Bargain Basement - Justin Watson, Kansas City Chiefs
The Chiefs receiving corps is in a constant state of flux. Marquise Brown and DeAndre Hopkins are pending free agents. Mecole Hardman is in his second stint and probably will go and come several more times before his career comes to an end. Next season, Rashee Rice should return from injury to pair with rookie rocket man Xavier Worthy to give Andy Reid the thing he likes best – speed.
In recent years, that has been one of the jobs of Justin Watson, an unheralded wideout who came to KC as a free agent shortly after the 2021 season. He seemed to develop a nice rapport with Patrick Mahomes and, playing as a reserve, posted the best numbers of his career in his first couple years with the Chiefs. His production fell off some in 2024, causing many to wonder if the Ivy Leaguer, who turns 29 soon, may be done.
And he may be. But Watson can do two things that Seattle might find useful. He is a smart receiver who has developed a knack for finding holes. Any receiver who plays with Patrick Mahomes has to be able to do that. And Watson can run.

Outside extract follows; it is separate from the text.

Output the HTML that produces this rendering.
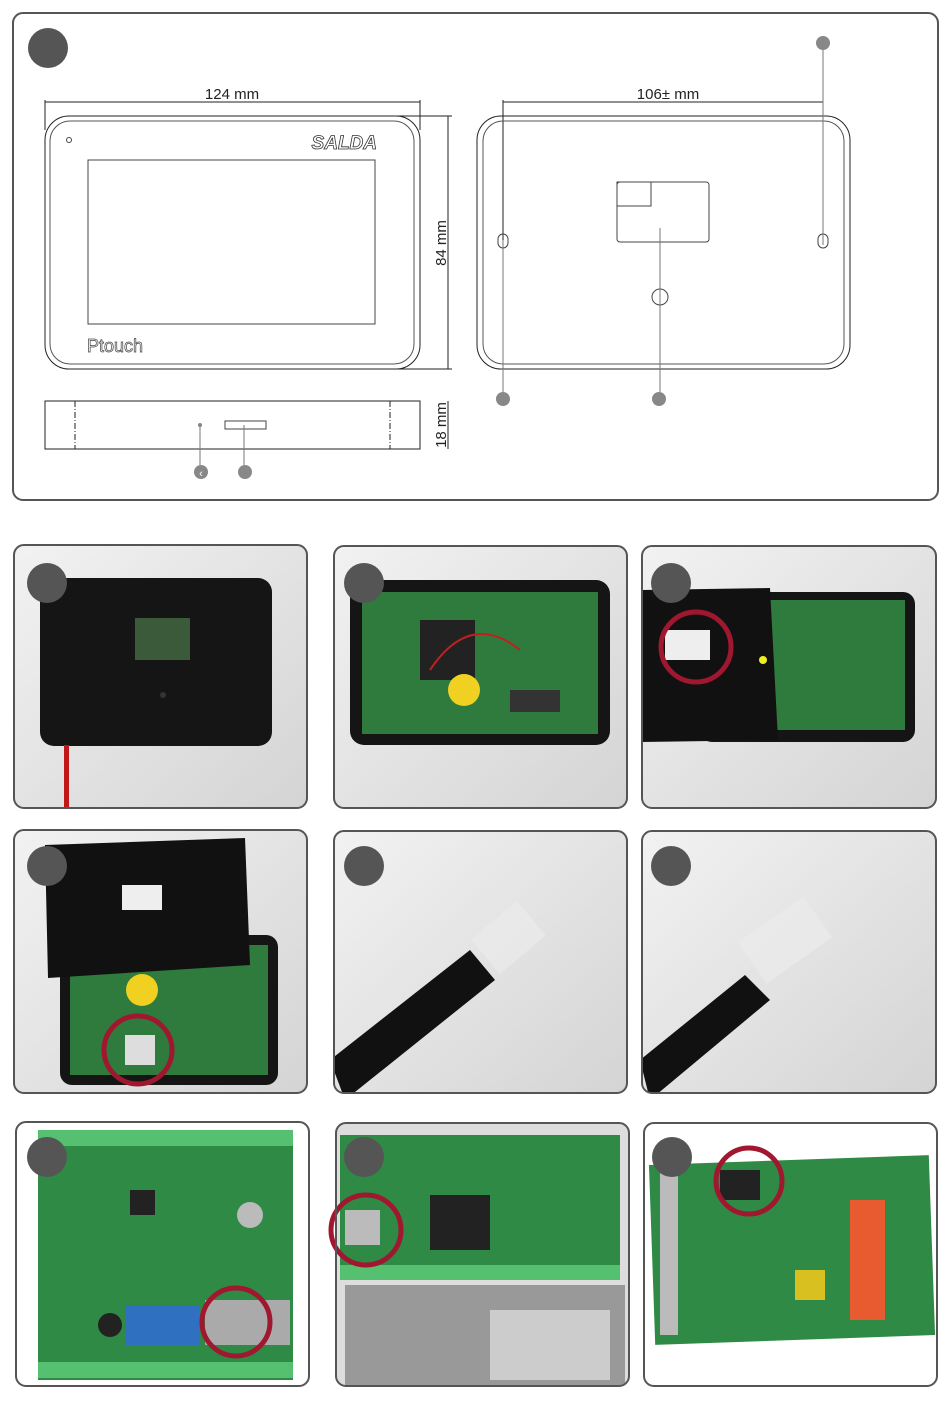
<!DOCTYPE html>
<html><head><meta charset="utf-8"><style>
html,body{margin:0;padding:0;background:#fff}
svg{display:block}
text{font-family:"Liberation Sans",sans-serif}
</style></head><body>
<svg width="950" height="1403" viewBox="0 0 950 1403" xmlns="http://www.w3.org/2000/svg">
<defs>
<linearGradient id="bg" x1="0" y1="0" x2="1" y2="1"><stop offset="0" stop-color="#f2f2f2"/><stop offset="1" stop-color="#d4d4d4"/></linearGradient>
<clipPath id="c1"><rect x="14" y="545" width="293" height="263" rx="10"/></clipPath>
<clipPath id="c2"><rect x="334" y="546" width="293" height="262" rx="10"/></clipPath>
<clipPath id="c3"><rect x="642" y="546" width="294" height="262" rx="10"/></clipPath>
<clipPath id="c4"><rect x="14" y="830" width="293" height="263" rx="10"/></clipPath>
<clipPath id="c5"><rect x="334" y="831" width="293" height="262" rx="10"/></clipPath>
<clipPath id="c6"><rect x="642" y="831" width="294" height="262" rx="10"/></clipPath>
<clipPath id="c7"><rect x="16" y="1122" width="293" height="264" rx="10"/></clipPath>
<clipPath id="c8"><rect x="336" y="1123" width="293" height="263" rx="10"/></clipPath>
<clipPath id="c9"><rect x="644" y="1123" width="293" height="263" rx="10"/></clipPath>
</defs>

<!-- Top panel -->
<rect x="13" y="13" width="925" height="487" rx="10" fill="#fff" stroke="#555" stroke-width="2"/>
<circle cx="48" cy="48" r="20" fill="#555"/>
<!-- front view -->
<line x1="45" y1="102" x2="420" y2="102" stroke="#222"/>
<line x1="45" y1="100" x2="45" y2="130" stroke="#222"/>
<line x1="420" y1="100" x2="420" y2="130" stroke="#222"/>
<text x="232" y="99" font-size="15" text-anchor="middle" fill="#222">124 mm</text>
<rect x="45" y="116" width="375" height="253" rx="24" fill="none" stroke="#222"/>
<rect x="50" y="121" width="364" height="243" rx="20" fill="none" stroke="#555"/>
<circle cx="69" cy="140" r="2.5" fill="none" stroke="#444"/>
<text x="377" y="149" font-size="19" font-style="italic" font-weight="bold" text-anchor="end" fill="#fff" stroke="#333" stroke-width="0.8">SALDA</text>
<rect x="88" y="160" width="287" height="164" fill="none" stroke="#444"/>
<text x="87" y="352" font-size="18" fill="#fff" stroke="#444" stroke-width="0.7">Ptouch</text>
<line x1="395" y1="116" x2="452" y2="116" stroke="#222"/>
<line x1="395" y1="369" x2="452" y2="369" stroke="#222"/>
<line x1="448" y1="116" x2="448" y2="369" stroke="#222"/>
<text transform="translate(446,243) rotate(-90)" font-size="15" text-anchor="middle" fill="#222">84 mm</text>
<!-- side view -->
<rect x="45" y="401" width="375" height="48" fill="none" stroke="#222"/>
<line x1="75" y1="401" x2="75" y2="449" stroke="#222" stroke-dasharray="6,2,1,2"/>
<line x1="390" y1="401" x2="390" y2="449" stroke="#222" stroke-dasharray="6,2,1,2"/>
<rect x="225" y="421" width="41" height="8" fill="none" stroke="#444"/>
<circle cx="200" cy="425" r="2" fill="#888"/>
<line x1="200" y1="425" x2="200" y2="465" stroke="#777"/>
<line x1="244" y1="425" x2="244" y2="465" stroke="#777"/>
<circle cx="201" cy="472" r="7" fill="#888"/>
<text x="201" y="477" font-size="11" fill="#fff" text-anchor="middle">‹</text>
<circle cx="245" cy="472" r="7" fill="#888"/>
<line x1="448" y1="401" x2="448" y2="449" stroke="#222"/>
<text transform="translate(446,425) rotate(-90)" font-size="15" text-anchor="middle" fill="#222">18 mm</text>
<!-- back view -->
<line x1="503" y1="102" x2="823" y2="102" stroke="#222"/>
<line x1="503" y1="100" x2="503" y2="240" stroke="#222"/>
<text x="668" y="99" font-size="15" text-anchor="middle" fill="#222">106± mm</text>
<rect x="477" y="116" width="373" height="253" rx="24" fill="none" stroke="#222"/>
<rect x="483" y="121" width="361" height="243" rx="20" fill="none" stroke="#555"/>
<rect x="617" y="182" width="92" height="60" rx="3" fill="none" stroke="#444"/>
<rect x="617" y="182" width="34" height="24" fill="none" stroke="#444"/>
<circle cx="660" cy="297" r="8" fill="none" stroke="#444"/>
<rect x="498" y="234" width="10" height="14" rx="5" fill="none" stroke="#444"/>
<rect x="818" y="234" width="10" height="14" rx="5" fill="none" stroke="#444"/>
<line x1="503" y1="240" x2="503" y2="392" stroke="#777"/>
<line x1="660" y1="228" x2="660" y2="392" stroke="#777"/>
<line x1="823" y1="50" x2="823" y2="245" stroke="#777"/>
<circle cx="503" cy="399" r="7" fill="#888"/>
<circle cx="659" cy="399" r="7" fill="#888"/>
<circle cx="823" cy="43" r="7" fill="#888"/>

<!-- Panel 1 -->
<g clip-path="url(#c1)"><rect x="14" y="545" width="293" height="263" fill="url(#bg)"/>
<rect x="40" y="578" width="232" height="168" rx="14" fill="#151515"/>
<rect x="135" y="618" width="55" height="42" fill="#3a5a3a"/>
<circle cx="163" cy="695" r="3" fill="#333"/>
<rect x="64" y="745" width="5" height="70" fill="#c01818"/></g>
<rect x="14" y="545" width="293" height="263" rx="10" fill="none" stroke="#555" stroke-width="2"/>
<circle cx="47" cy="583" r="20" fill="#555"/>

<!-- Panel 2 -->
<g clip-path="url(#c2)"><rect x="334" y="546" width="293" height="262" fill="url(#bg)"/>
<rect x="350" y="580" width="260" height="165" rx="14" fill="#151515"/>
<rect x="362" y="592" width="236" height="142" fill="#2f7a3d"/>
<rect x="420" y="620" width="55" height="60" fill="#222"/>
<circle cx="464" cy="690" r="16" fill="#f0d020"/>
<rect x="510" y="690" width="50" height="22" fill="#333"/>
<path d="M430 670 Q470 610 520 650" stroke="#c02020" fill="none" stroke-width="2"/></g>
<rect x="334" y="546" width="293" height="262" rx="10" fill="none" stroke="#555" stroke-width="2"/>
<circle cx="364" cy="583" r="20" fill="#555"/>

<!-- Panel 3 -->
<g clip-path="url(#c3)"><rect x="642" y="546" width="294" height="262" fill="url(#bg)"/>
<rect x="700" y="592" width="215" height="150" rx="12" fill="#151515"/>
<rect x="710" y="600" width="195" height="130" fill="#2f7a3d"/>
<path d="M642 590 L770 588 L778 740 L642 742 Z" fill="#111"/>
<rect x="665" y="630" width="45" height="30" fill="#eee"/>
<circle cx="763" cy="660" r="4" fill="#ee2"/></g>
<circle cx="696" cy="647" r="35" fill="none" stroke="#a01830" stroke-width="5"/>
<rect x="642" y="546" width="294" height="262" rx="10" fill="none" stroke="#555" stroke-width="2"/>
<circle cx="671" cy="583" r="20" fill="#555"/>

<!-- Panel 4 -->
<g clip-path="url(#c4)"><rect x="14" y="830" width="293" height="263" fill="url(#bg)"/>
<rect x="60" y="935" width="218" height="150" rx="12" fill="#151515"/>
<rect x="70" y="945" width="198" height="130" fill="#2f7a3d"/>
<circle cx="142" cy="990" r="16" fill="#f0d020"/>
<path d="M45 845 L245 838 L250 965 L48 978 Z" fill="#111"/>
<rect x="122" y="885" width="40" height="25" fill="#eee"/>
<rect x="125" y="1035" width="30" height="30" fill="#ddd"/></g>
<circle cx="138" cy="1050" r="34" fill="none" stroke="#a01830" stroke-width="5"/>
<rect x="14" y="830" width="293" height="263" rx="10" fill="none" stroke="#555" stroke-width="2"/>
<circle cx="47" cy="866" r="20" fill="#555"/>

<!-- Panel 5 -->
<g clip-path="url(#c5)"><rect x="334" y="831" width="293" height="262" fill="url(#bg)"/>
<path d="M330 1060 L470 950 L495 980 L345 1100 Z" fill="#111"/>
<rect x="478" y="915" width="60" height="45" fill="#eaeaea" opacity="0.8" transform="rotate(-40 508 937)"/></g>
<rect x="334" y="831" width="293" height="262" rx="10" fill="none" stroke="#555" stroke-width="2"/>
<circle cx="364" cy="866" r="20" fill="#555"/>

<!-- Panel 6 -->
<g clip-path="url(#c6)"><rect x="642" y="831" width="294" height="262" fill="url(#bg)"/>
<path d="M640 1060 L745 975 L770 1000 L650 1100 Z" fill="#111"/>
<rect x="745" y="915" width="80" height="50" fill="#eaeaea" opacity="0.85" transform="rotate(-35 785 940)"/></g>
<rect x="642" y="831" width="294" height="262" rx="10" fill="none" stroke="#555" stroke-width="2"/>
<circle cx="671" cy="866" r="20" fill="#555"/>

<!-- Panel 7 -->
<g clip-path="url(#c7)"><rect x="16" y="1122" width="293" height="264" fill="#fff"/>
<rect x="38" y="1130" width="255" height="250" fill="#2f8a45"/>
<rect x="38" y="1130" width="255" height="16" fill="#55c070"/>
<rect x="38" y="1362" width="255" height="16" fill="#55c070"/>
<rect x="130" y="1190" width="25" height="25" fill="#222"/>
<circle cx="250" cy="1215" r="13" fill="#bbb"/>
<rect x="125" y="1305" width="75" height="40" fill="#3070c0"/>
<rect x="205" y="1300" width="85" height="45" fill="#aaa"/>
<circle cx="110" cy="1325" r="12" fill="#222"/></g>
<circle cx="236" cy="1322" r="34" fill="none" stroke="#a01830" stroke-width="5"/>
<rect x="16" y="1122" width="293" height="264" rx="10" fill="none" stroke="#555" stroke-width="2"/>
<circle cx="47" cy="1157" r="20" fill="#555"/>

<!-- Panel 8 -->
<g clip-path="url(#c8)"><rect x="336" y="1123" width="293" height="263" fill="#ddd"/>
<rect x="340" y="1135" width="280" height="130" fill="#2f8a45"/>
<rect x="340" y="1265" width="280" height="15" fill="#55c070"/>
<rect x="430" y="1195" width="60" height="55" fill="#222"/>
<rect x="345" y="1210" width="35" height="35" fill="#bbb"/>
<rect x="345" y="1285" width="280" height="100" fill="#999"/>
<rect x="490" y="1310" width="120" height="70" fill="#ccc"/></g>
<circle cx="366" cy="1230" r="35" fill="none" stroke="#a01830" stroke-width="5"/>
<rect x="336" y="1123" width="293" height="263" rx="10" fill="none" stroke="#555" stroke-width="2"/>
<circle cx="364" cy="1157" r="20" fill="#555"/>

<!-- Panel 9 -->
<g clip-path="url(#c9)"><rect x="644" y="1123" width="293" height="263" fill="#fff"/>
<rect x="652" y="1160" width="280" height="180" fill="#2f8a45" transform="rotate(-2 792 1250)"/>
<rect x="660" y="1165" width="18" height="170" fill="#bbb"/>
<rect x="850" y="1200" width="35" height="120" fill="#e85a30"/>
<rect x="795" y="1270" width="30" height="30" fill="#d8c020"/>
<rect x="720" y="1170" width="40" height="30" fill="#222"/></g>
<circle cx="749" cy="1181" r="33" fill="none" stroke="#a01830" stroke-width="5"/>
<rect x="644" y="1123" width="293" height="263" rx="10" fill="none" stroke="#555" stroke-width="2"/>
<circle cx="672" cy="1157" r="20" fill="#555"/>
</svg>
</body></html>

At 6’2” and 215 pounds, he isn’t especially quick, but he has the raw straight-line speed to run past defensive backs if they do not honor the deep shot. In his first two seasons with the Chiefs, Watson caught 42 balls at an eye-popping 18.5 yards per catch. That’s a better number than Metcalf or Higgins has ever had in a single season.
Watson will not carry a big price tag but he can help open up coverage for JSN and any other potential second receiver the same way that Chris Hogan did for the Patriots in their Super Bowl-winning seasons of 2016 and 2018, or as Alvin Harper did for the Cowboys when they captured the Lombardi Trophy in 1992 and ’93.
Adding a low-cost proven deep threat could prove beneficial regardless of whoever else may be running routes for the Seahawks in 2025.